● **Records shown**
──────────────────────────────
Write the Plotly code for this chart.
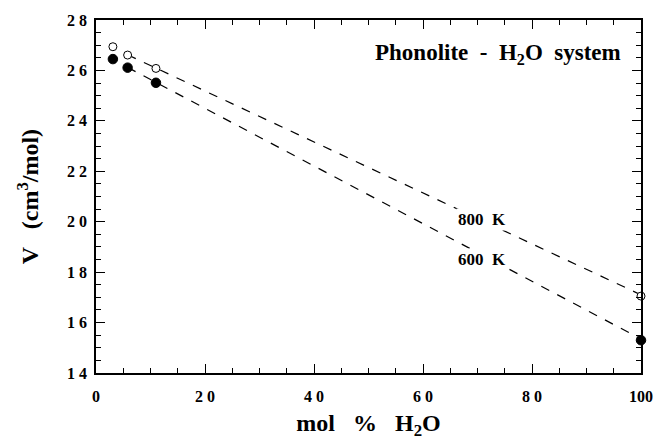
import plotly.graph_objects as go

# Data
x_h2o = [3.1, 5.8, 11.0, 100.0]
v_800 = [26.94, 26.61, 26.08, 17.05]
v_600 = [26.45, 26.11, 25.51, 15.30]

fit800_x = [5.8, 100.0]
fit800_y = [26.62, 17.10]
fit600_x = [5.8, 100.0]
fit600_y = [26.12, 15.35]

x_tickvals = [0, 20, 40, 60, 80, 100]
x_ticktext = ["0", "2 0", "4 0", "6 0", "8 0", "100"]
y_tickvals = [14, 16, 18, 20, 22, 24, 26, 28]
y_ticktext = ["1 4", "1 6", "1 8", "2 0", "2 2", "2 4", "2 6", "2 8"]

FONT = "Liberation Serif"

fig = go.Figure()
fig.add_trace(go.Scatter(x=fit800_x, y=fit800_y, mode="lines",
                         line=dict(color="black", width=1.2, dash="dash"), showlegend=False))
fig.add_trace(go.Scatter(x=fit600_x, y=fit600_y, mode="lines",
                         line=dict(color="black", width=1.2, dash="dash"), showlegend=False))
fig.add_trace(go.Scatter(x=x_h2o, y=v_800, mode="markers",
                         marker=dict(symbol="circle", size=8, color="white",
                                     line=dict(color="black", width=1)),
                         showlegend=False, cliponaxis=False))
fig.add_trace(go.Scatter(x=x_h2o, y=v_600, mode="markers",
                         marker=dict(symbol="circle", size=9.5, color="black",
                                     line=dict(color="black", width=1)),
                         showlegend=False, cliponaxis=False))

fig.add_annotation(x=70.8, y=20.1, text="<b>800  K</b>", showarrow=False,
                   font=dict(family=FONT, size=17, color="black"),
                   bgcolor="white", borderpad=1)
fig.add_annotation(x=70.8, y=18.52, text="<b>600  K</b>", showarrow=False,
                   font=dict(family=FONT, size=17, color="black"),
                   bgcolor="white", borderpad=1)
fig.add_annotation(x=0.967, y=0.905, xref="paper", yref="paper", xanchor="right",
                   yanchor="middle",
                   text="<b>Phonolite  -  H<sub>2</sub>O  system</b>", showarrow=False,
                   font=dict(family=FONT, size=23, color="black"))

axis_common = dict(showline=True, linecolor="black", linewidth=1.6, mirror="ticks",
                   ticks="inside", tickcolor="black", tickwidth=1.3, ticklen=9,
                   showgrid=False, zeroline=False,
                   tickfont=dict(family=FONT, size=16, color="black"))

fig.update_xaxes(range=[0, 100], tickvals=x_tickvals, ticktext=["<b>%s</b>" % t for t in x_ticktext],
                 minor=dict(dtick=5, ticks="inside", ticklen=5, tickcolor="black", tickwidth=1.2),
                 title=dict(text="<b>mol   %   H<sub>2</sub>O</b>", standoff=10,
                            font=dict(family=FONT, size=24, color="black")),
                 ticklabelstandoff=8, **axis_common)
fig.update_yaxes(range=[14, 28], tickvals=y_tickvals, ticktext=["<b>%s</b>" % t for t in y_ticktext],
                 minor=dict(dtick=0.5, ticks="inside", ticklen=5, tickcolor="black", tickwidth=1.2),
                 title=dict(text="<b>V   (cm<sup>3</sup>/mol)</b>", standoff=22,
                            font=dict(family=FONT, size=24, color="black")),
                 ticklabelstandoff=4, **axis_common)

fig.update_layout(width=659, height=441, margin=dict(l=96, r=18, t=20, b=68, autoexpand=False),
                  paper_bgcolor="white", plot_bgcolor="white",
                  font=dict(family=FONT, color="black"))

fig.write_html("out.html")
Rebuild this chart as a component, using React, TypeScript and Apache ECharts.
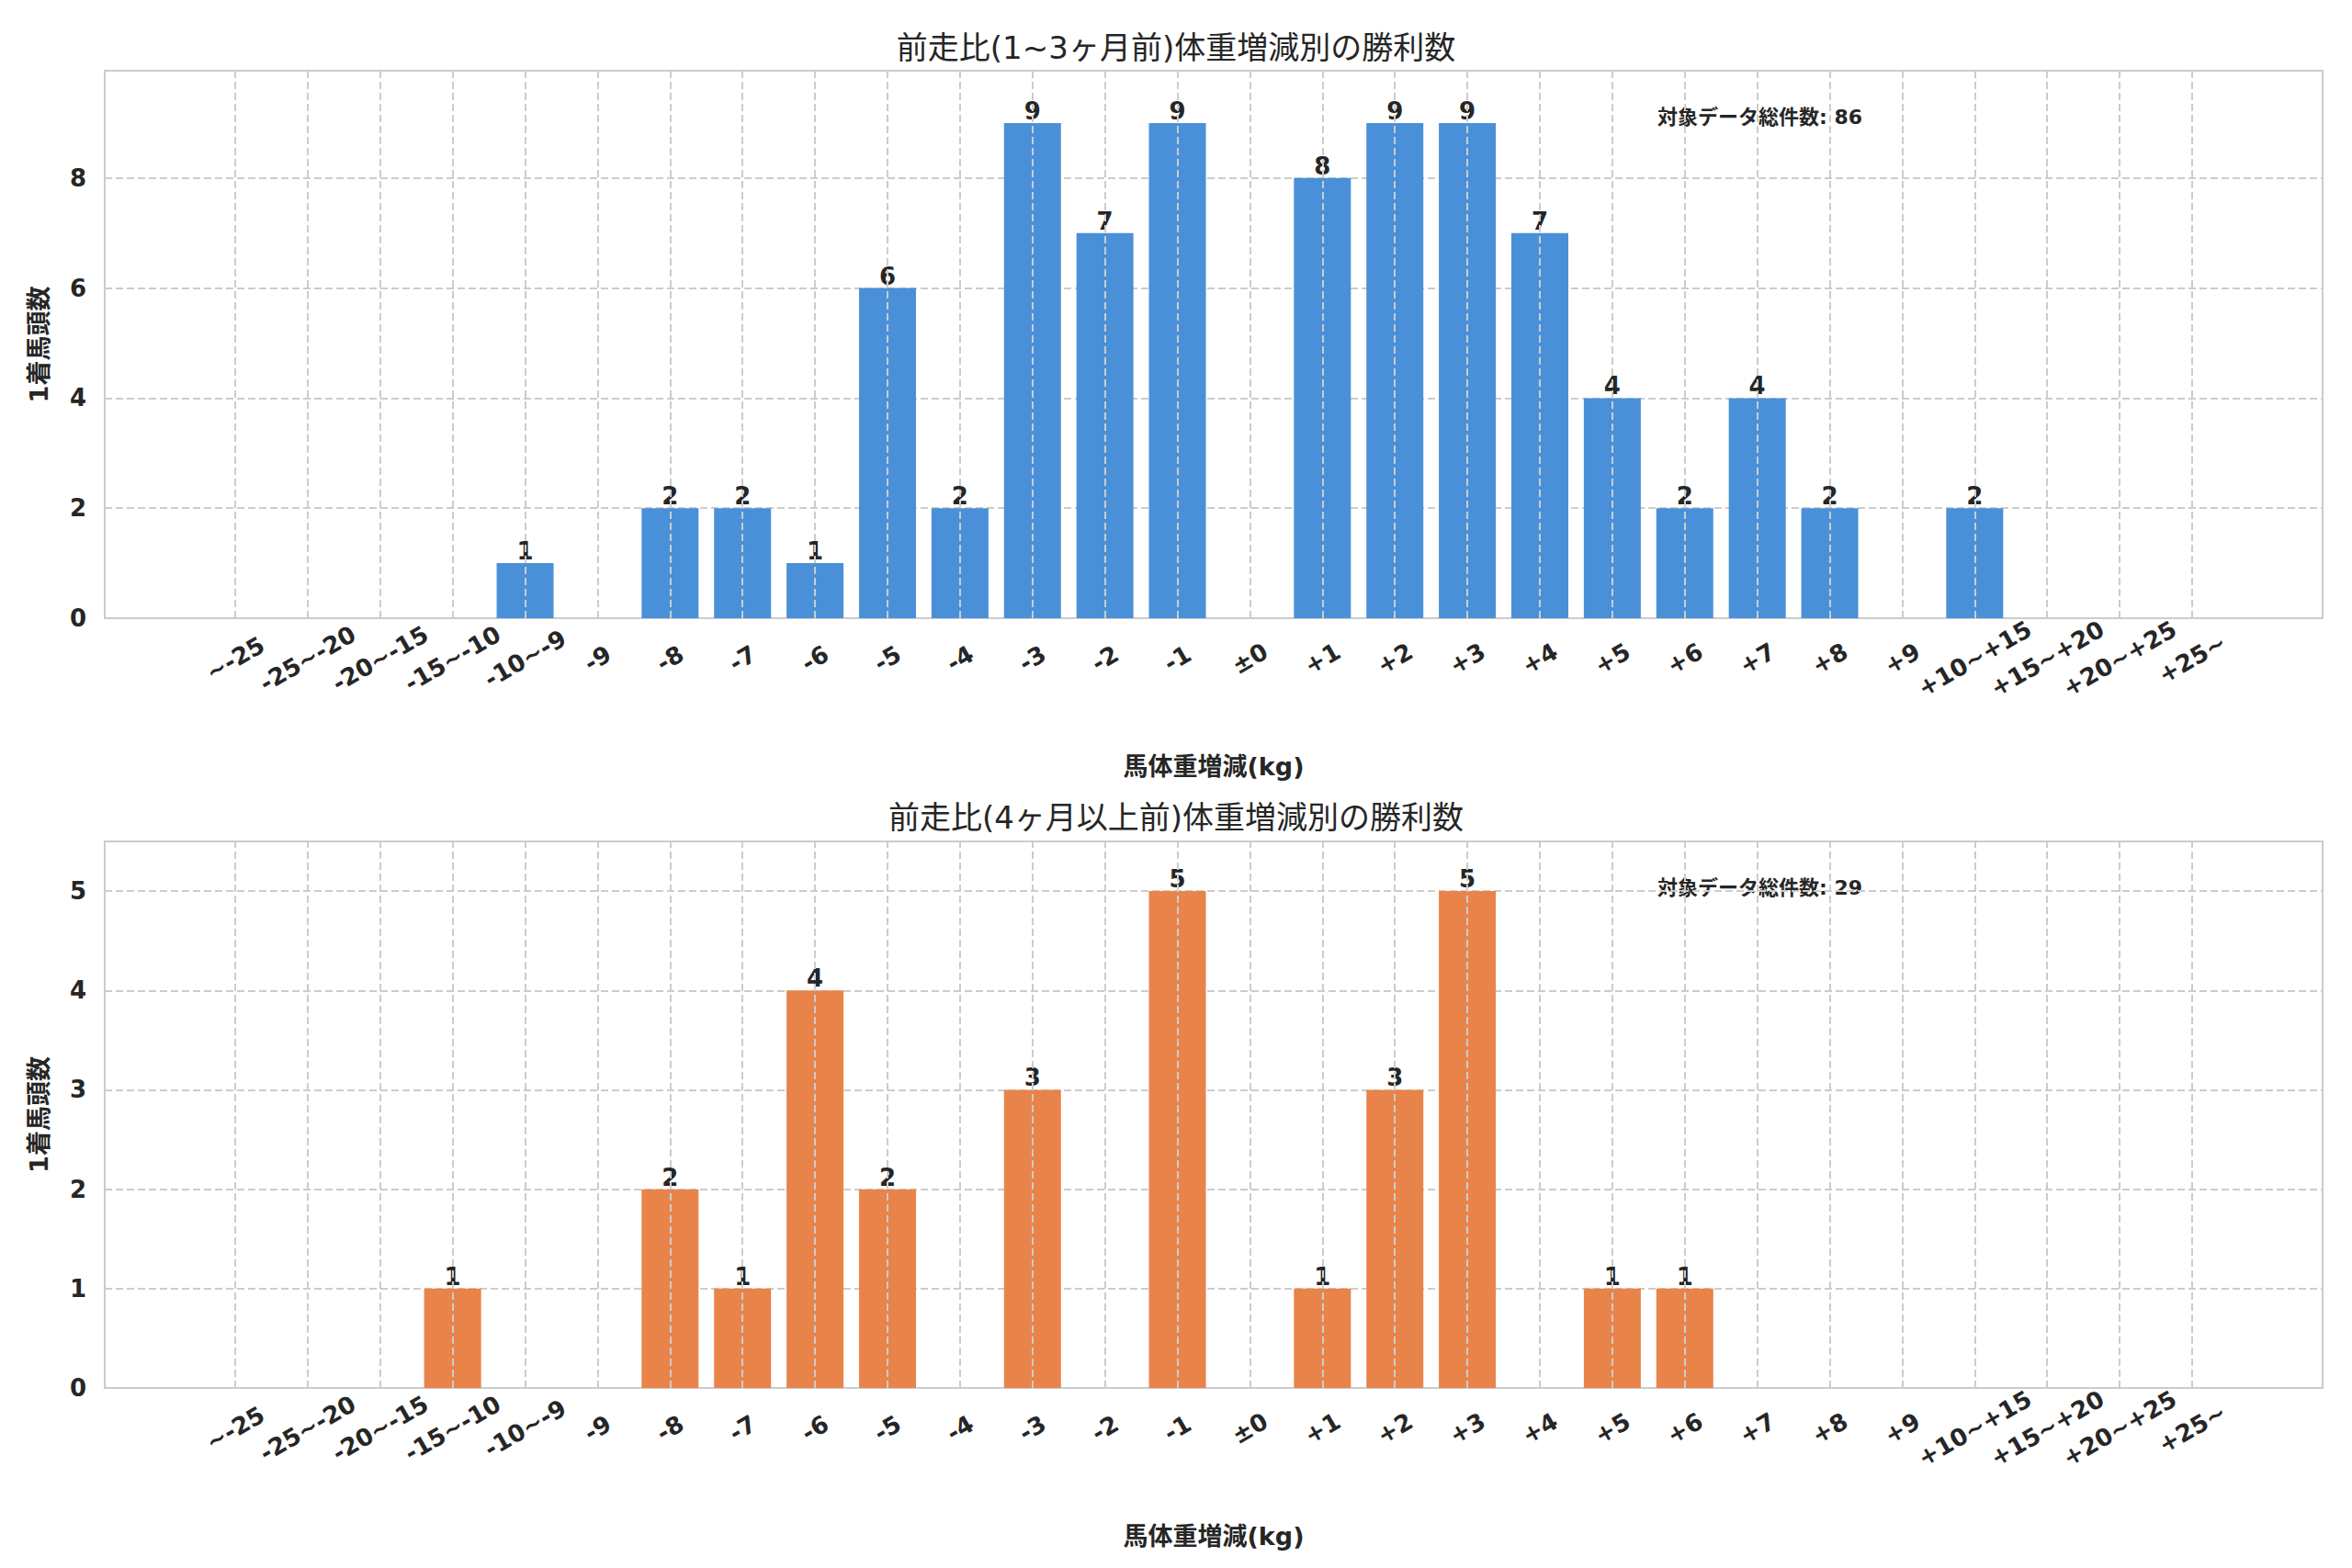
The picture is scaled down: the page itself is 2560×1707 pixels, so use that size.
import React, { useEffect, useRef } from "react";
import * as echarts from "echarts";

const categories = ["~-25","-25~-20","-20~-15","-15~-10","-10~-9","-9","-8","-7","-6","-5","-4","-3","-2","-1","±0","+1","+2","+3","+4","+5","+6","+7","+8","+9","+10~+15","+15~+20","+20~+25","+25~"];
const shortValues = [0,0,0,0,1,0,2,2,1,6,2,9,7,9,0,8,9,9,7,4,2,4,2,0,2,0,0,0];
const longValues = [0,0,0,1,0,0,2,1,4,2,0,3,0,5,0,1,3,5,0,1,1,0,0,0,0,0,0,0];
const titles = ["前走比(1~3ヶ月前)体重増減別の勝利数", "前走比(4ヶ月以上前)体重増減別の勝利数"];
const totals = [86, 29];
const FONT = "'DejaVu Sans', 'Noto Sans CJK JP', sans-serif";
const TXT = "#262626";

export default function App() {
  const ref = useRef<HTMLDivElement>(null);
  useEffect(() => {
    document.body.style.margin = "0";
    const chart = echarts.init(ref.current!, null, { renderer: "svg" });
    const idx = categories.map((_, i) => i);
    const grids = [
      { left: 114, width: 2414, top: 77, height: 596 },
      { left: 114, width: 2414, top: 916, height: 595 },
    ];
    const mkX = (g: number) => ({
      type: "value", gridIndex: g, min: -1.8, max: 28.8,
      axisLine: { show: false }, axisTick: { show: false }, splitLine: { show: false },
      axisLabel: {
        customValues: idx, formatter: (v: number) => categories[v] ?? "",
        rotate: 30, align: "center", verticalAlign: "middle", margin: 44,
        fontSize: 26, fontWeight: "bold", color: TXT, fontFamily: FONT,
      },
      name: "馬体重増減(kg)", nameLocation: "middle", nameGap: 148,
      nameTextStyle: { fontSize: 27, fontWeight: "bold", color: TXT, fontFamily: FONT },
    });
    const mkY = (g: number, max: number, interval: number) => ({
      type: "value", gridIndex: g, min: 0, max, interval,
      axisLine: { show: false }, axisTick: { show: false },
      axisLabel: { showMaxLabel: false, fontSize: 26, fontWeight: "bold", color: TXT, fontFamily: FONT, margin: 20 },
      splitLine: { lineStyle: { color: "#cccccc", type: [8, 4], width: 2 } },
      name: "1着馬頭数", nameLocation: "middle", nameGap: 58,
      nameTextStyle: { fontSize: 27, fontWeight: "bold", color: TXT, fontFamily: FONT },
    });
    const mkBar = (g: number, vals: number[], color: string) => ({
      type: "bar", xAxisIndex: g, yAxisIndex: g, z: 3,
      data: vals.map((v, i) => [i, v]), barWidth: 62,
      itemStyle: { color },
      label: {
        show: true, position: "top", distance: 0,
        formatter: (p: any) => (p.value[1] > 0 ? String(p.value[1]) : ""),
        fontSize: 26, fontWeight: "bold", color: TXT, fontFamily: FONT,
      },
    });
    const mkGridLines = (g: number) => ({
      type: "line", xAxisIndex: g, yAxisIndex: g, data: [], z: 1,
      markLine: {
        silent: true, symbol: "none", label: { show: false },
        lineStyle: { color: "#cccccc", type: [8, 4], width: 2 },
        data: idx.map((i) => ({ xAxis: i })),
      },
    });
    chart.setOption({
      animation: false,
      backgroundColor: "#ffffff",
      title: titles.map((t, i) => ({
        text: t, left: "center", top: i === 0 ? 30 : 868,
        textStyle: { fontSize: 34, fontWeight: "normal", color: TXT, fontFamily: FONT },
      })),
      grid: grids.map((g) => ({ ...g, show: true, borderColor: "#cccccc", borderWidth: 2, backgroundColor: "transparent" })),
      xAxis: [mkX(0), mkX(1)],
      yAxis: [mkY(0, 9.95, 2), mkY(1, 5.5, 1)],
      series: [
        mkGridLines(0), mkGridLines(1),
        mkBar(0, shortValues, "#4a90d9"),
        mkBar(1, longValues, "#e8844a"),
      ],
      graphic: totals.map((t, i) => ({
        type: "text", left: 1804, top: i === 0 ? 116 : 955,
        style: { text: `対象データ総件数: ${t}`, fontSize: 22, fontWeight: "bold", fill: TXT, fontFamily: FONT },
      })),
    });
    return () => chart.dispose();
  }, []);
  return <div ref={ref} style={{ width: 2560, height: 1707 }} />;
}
──────────────────────────────
● **Objective**
From the line containing "Rebuild this chart" to the line containing "import * as", both lines included, give the text again exactly, without any pictures.

● **In response**
Rebuild this chart as a component, using React, TypeScript and Apache ECharts.
The picture is scaled down: the page itself is 2560×1707 pixels, so use that size.
import React, { useEffect, useRef } from "react";
import * as echarts from "echarts";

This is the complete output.